WHAT YOU ARE ASKED TO DO:
All lines from the beginning of the listing through the line with "from matplotlib.patches import Rectangle" are to be copied word for word; the pictures are not.
- - -
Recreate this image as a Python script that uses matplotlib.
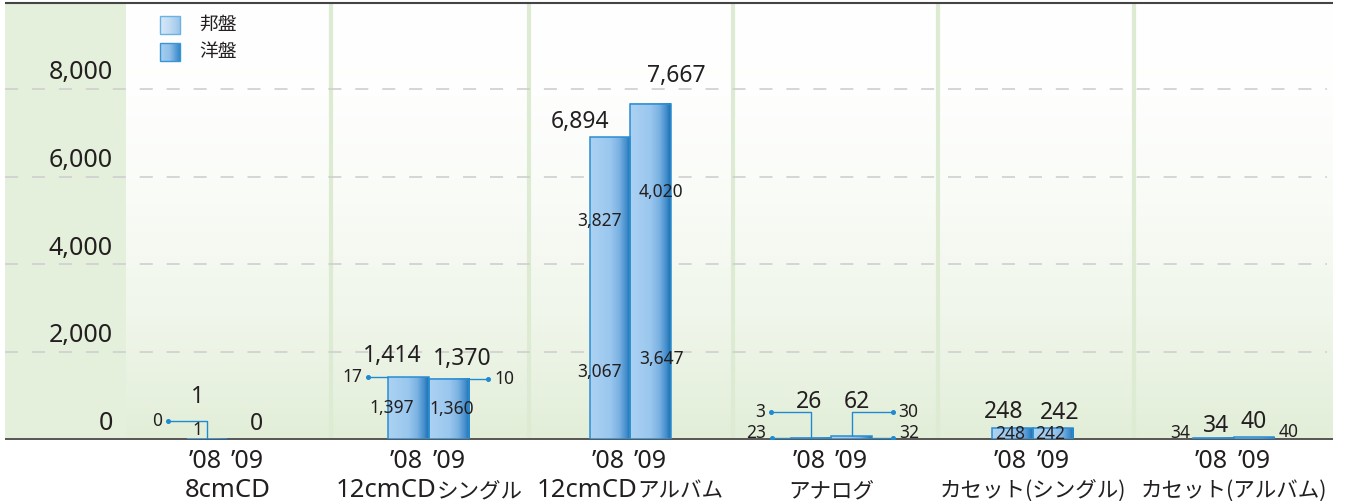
import numpy as np
import matplotlib
matplotlib.use("Agg")
import matplotlib.pyplot as plt
from matplotlib.colors import LinearSegmentedColormap, to_rgb
from matplotlib.patches import Rectangle

plt.rcParams["font.family"] = ["Noto Sans", "Noto Sans CJK JP", "DejaVu Sans"]
plt.rcParams["lines.scale_dashes"] = False

# ---- data -------------------------------------------------------------
categories = ["8cmCD", "12cmCDシングル", "12cmCDアルバム", "アナログ",
              "カセット(シングル)", "カセット(アルバム)"]
years = ["’08", "’09"]
series_names = ["邦盤", "洋盤"]
hoban_08 = [1, 1397, 3067, 23, 248, 34]
hoban_09 = [0, 1360, 3647, 32, 242, 40]
yoban_08 = [0, 17, 3827, 3, 0, 0]
yoban_09 = [0, 10, 4020, 30, 0, 0]
y_ticks = [0, 2000, 4000, 6000, 8000]

hoban = [hoban_08, hoban_09]
yoban = [yoban_08, yoban_09]

# ---- layout (pixels) --------------------------------------------------
W, H = 1363, 501
AX_L, AX_R, AX_T, AX_B = 5, 1333, 4, 439
CAT0, STEP = 227.5, 201.3          # first category centre, category pitch
PX_PER_UNIT = 87.5 / 2000          # vertical pixels per unit value
BW = 40.5 / STEP                   # bar width in category units

TEXT = "#231f20"
BLUE_EDGE = "#2a8dd2"
LEADER = "#1e8bd0"
LATIN_FONT = ["Noto Sans", "DejaVu Sans"]
KANA_FONT = ["Noto Sans CJK JP", "DejaVu Sans"]


def xd(px):
    return (px - CAT0) / STEP


def yd(py):
    return (AX_B - py) / PX_PER_UNIT


fig = plt.figure(figsize=(W / 100, H / 100), dpi=100)
ax = fig.add_axes([AX_L / W, 1 - AX_B / H, (AX_R - AX_L) / W, (AX_B - AX_T) / H])
ax.set_axis_off()
ax.set_autoscale_on(False)
XLIM = (xd(AX_L), xd(AX_R))
YLIM = (0, yd(AX_T))
ax.set_xlim(*XLIM)
ax.set_ylim(*YLIM)

# ---- background -------------------------------------------------------
ax.add_patch(Rectangle((XLIM[0], 0), xd(126) - XLIM[0], YLIM[1],
                       facecolor="#e4f0db", edgecolor="none", zorder=0))
g_top = np.array(to_rgb("#ffffff"))
g_bot = np.array(to_rgb("#e2eed8"))
f = np.linspace(0, 1, 300) ** 1.9
bg = (g_top[None, :] * (1 - f[:, None]) + g_bot[None, :] * f[:, None])[:, None, :]
ax.imshow(bg, extent=(xd(126), XLIM[1], 0, YLIM[1]), origin="upper",
          aspect="auto", interpolation="bilinear", zorder=0)

for sx in [331, 529, 733, 938, 1134]:
    ax.plot([xd(sx)] * 2, [0, YLIM[1]], color="#ddebd3", lw=3.0, zorder=1,
            solid_capstyle="butt")

for v in y_ticks[1:]:
    ax.plot([XLIM[0], xd(1327)], [v, v], color="#cfcfcf", lw=1.2,
            ls=(0, (9.4, 10.0)), zorder=1)

for v in y_ticks:
    ax.annotate(f"{v:,}", (xd(113), v), xytext=(0, 16), textcoords="offset pixels",
                ha="right", va="center", fontsize=18, color=TEXT, zorder=6)

# baseline
ax.plot(XLIM, [0, 0], color="#555555", lw=1.4, zorder=2, clip_on=False,
        solid_capstyle="butt")

# ---- bars -------------------------------------------------------------
bar_cmap = LinearSegmentedColormap.from_list(
    "bar", [(0.0, "#acd2f2"), (0.5, "#9ac7ee"), (0.72, "#7ab2e2"),
            (0.88, "#4891cf"), (1.0, "#1d70ad")])
grad_row = np.linspace(0, 1, 64)[None, :]

x_idx = np.arange(len(categories))
bar_x = [x_idx - BW / 2, x_idx + BW / 2]

for j in range(2):
    bottoms = np.zeros(len(categories))
    for series in (hoban[j], yoban[j]):
        bars = ax.bar(bar_x[j], series, width=BW, bottom=bottoms,
                      color="none", edgecolor="none", zorder=3)
        for rect in bars:
            if rect.get_height() > 0:
                x0 = rect.get_x()
                ax.imshow(grad_row, cmap=bar_cmap, aspect="auto",
                          interpolation="bilinear",
                          extent=(x0, x0 + rect.get_width(), rect.get_y(),
                                  rect.get_y() + rect.get_height()), zorder=3)
        bottoms = bottoms + np.array(series)
    totals = bottoms
    ax.bar(bar_x[j], totals, width=BW, fill=False, linewidth=1.1,
           edgecolor=[BLUE_EDGE if t > 0 else "none" for t in totals], zorder=4)

# total labels above each bar (pixel offsets from bar top)
total_offsets = [
    [(-10, 42), (-16, 21), (-30, 15), (-2, 36), (-9, 16), (2, 12)],
    [(9, 15), (13, 20), (26, 28), (5, 34), (7, 15), (-1, 15)],
]
for j in range(2):
    for i in range(len(categories)):
        tot = hoban[j][i] + yoban[j][i]
        dx, dy = total_offsets[j][i]
        ax.annotate(f"{tot:,}", (bar_x[j][i], tot), xytext=(dx, dy),
                    textcoords="offset pixels", ha="center", va="center",
                    fontsize=16.5, color=TEXT, zorder=6)

# segment labels placed inside the bars
inside_dx = {(1, 0): -17, (1, 1): 3, (2, 0): -10, (2, 1): 11, (4, 0): -2, (4, 1): -3}
for (i, j), dx in inside_dx.items():
    base = 0
    for series in (hoban[j], yoban[j]):
        v = series[i]
        if v >= 100:
            ax.annotate(f"{v:,}", (bar_x[j][i], base + v / 2), xytext=(dx, 0),
                        textcoords="offset pixels", ha="center", va="center",
                        fontsize=12.5, color=TEXT, zorder=6)
        base += v


def to_data(x, y, dx, dy):
    return x + dx / STEP, y + dy / PX_PER_UNIT


def leader(x, y, pts, text, side):
    xs, ys = zip(*[to_data(x, y, dx, dy) for dx, dy in pts])
    ax.plot(xs, ys, color=LEADER, lw=1.0, zorder=8, solid_capstyle="butt")
    ax.plot(xs[-1], ys[-1], "o", ms=2.6, color=LEADER, zorder=8)
    if text:
        ex, ey = pts[-1]
        gap = -6 if side == "left" else 6
        ax.annotate(text, (x, y), xytext=(ex + gap, ey), textcoords="offset pixels",
                    ha="right" if side == "left" else "left", va="center",
                    fontsize=12.5, color=TEXT, zorder=8)


def side_label(x, y, dx, dy, text, ha):
    ax.annotate(text, (x, y), xytext=(dx, dy), textcoords="offset pixels",
                ha=ha, va="center", fontsize=12.5, color=TEXT, zorder=8)


half = BW / 2
# 8cmCD '08
leader(bar_x[0][0], hoban_08[0] + yoban_08[0], [(0, 0), (0, 18), (-39, 18)],
       f"{yoban_08[0]:,}", "left")
side_label(bar_x[0][0], 0, -10, 9, f"{hoban_08[0]:,}", "center")
# 12cmCD single
leader(bar_x[0][1] - half, hoban_08[1] + yoban_08[1], [(0, 0), (-20, 0)],
       f"{yoban_08[1]:,}", "left")
leader(bar_x[1][1] + half, hoban_09[1] + yoban_09[1], [(0, 0), (19, 0)],
       f"{yoban_09[1]:,}", "right")
# analog
leader(bar_x[0][3], hoban_08[3] + yoban_08[3], [(0, 0), (0, 26), (-40, 26)],
       f"{yoban_08[3]:,}", "left")
leader(bar_x[0][3] - half, hoban_08[3], [(0, 0), (-19, 0)], "", "left")
side_label(bar_x[0][3] - half, hoban_08[3], -25, 5, f"{hoban_08[3]:,}", "right")
leader(bar_x[1][3], hoban_09[3] + yoban_09[3], [(0, 0), (0, 24), (41, 24)],
       f"{yoban_09[3]:,}", "right")
leader(bar_x[1][3] + half, hoban_09[3], [(0, 0), (21, 0)], "", "right")
side_label(bar_x[1][3] + half, hoban_09[3], 27, 5, f"{hoban_09[3]:,}", "left")
# cassette album
side_label(bar_x[0][5] - half, hoban_08[5], -3, 5, f"{hoban_08[5]:,}", "right")
side_label(bar_x[1][5] + half, hoban_09[5], 4, 5, f"{hoban_09[5]:,}", "left")

# top rule
ax.plot(XLIM, [yd(3)] * 2, color="#444444", lw=1.5, zorder=7, clip_on=False,
        solid_capstyle="butt")

# ---- category / year labels -------------------------------------------
for i in range(len(categories)):
    for j, yr in enumerate(years):
        ax.annotate(yr, (bar_x[j][i], 0), xytext=(-2 if j == 0 else 0, -22),
                    textcoords="offset pixels", ha="center", va="center",
                    fontsize=18, color=TEXT, annotation_clip=False)


def split_runs(s):
    runs = []
    for ch in s:
        kind = "L" if (ch.isascii() and ch not in "()") else "K"
        if runs and runs[-1][0] == kind:
            runs[-1][1] += ch
        else:
            runs.append([kind, ch])
    return runs


# category names: Latin and kana runs set side by side on one baseline
renderer = fig.canvas.get_renderer()
for i, cat in enumerate(categories):
    pieces = []
    for kind, s in split_runs(cat):
        t = ax.annotate(s, (i, 0), xytext=(0, -58), textcoords="offset pixels",
                        ha="left", va="baseline", color=TEXT,
                        fontsize=18.5 if kind == "L" else 15.5,
                        family=LATIN_FONT if kind == "L" else KANA_FONT,
                        annotation_clip=False)
        pieces.append(t)
    widths = [p.get_window_extent(renderer).width for p in pieces]
    start = -sum(widths) / 2
    for p, w in zip(pieces, widths):
        p.xyann = (start, -58)
        start += w

# ---- legend -----------------------------------------------------------
legend_cmaps = [
    LinearSegmentedColormap.from_list("l0", ["#d8e9f8", "#c0dbf2", "#9cc6ea"]),
    LinearSegmentedColormap.from_list("l1", ["#a9cff0", "#8fbfe8", "#3587c7"]),
]
legend_edges = ["#6ab2e4", "#3a95d6"]
for k, name in enumerate(series_names):
    top_px = 16 + 27 * k
    x0, x1 = xd(160), xd(180)
    y0, y1 = yd(top_px + 18), yd(top_px)
    ax.imshow(grad_row, cmap=legend_cmaps[k], aspect="auto", interpolation="bilinear",
              extent=(x0, x1, y0, y1), zorder=6)
    ax.add_patch(Rectangle((x0, y0), x1 - x0, y1 - y0, fill=False,
                           edgecolor=legend_edges[k], lw=1.0, zorder=7))
    ax.text(xd(199), yd(top_px + 9), name, ha="left", va="center",
            fontsize=13.5, color=TEXT, zorder=7)

ax.set_xlim(*XLIM)
ax.set_ylim(*YLIM)
fig.savefig("out.png", dpi=100)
- - -
TASK RESULT:
Recreate this image as a Python script that uses matplotlib.
import numpy as np
import matplotlib
matplotlib.use("Agg")
import matplotlib.pyplot as plt
from matplotlib.colors import LinearSegmentedColormap, to_rgb
from matplotlib.patches import Rectangle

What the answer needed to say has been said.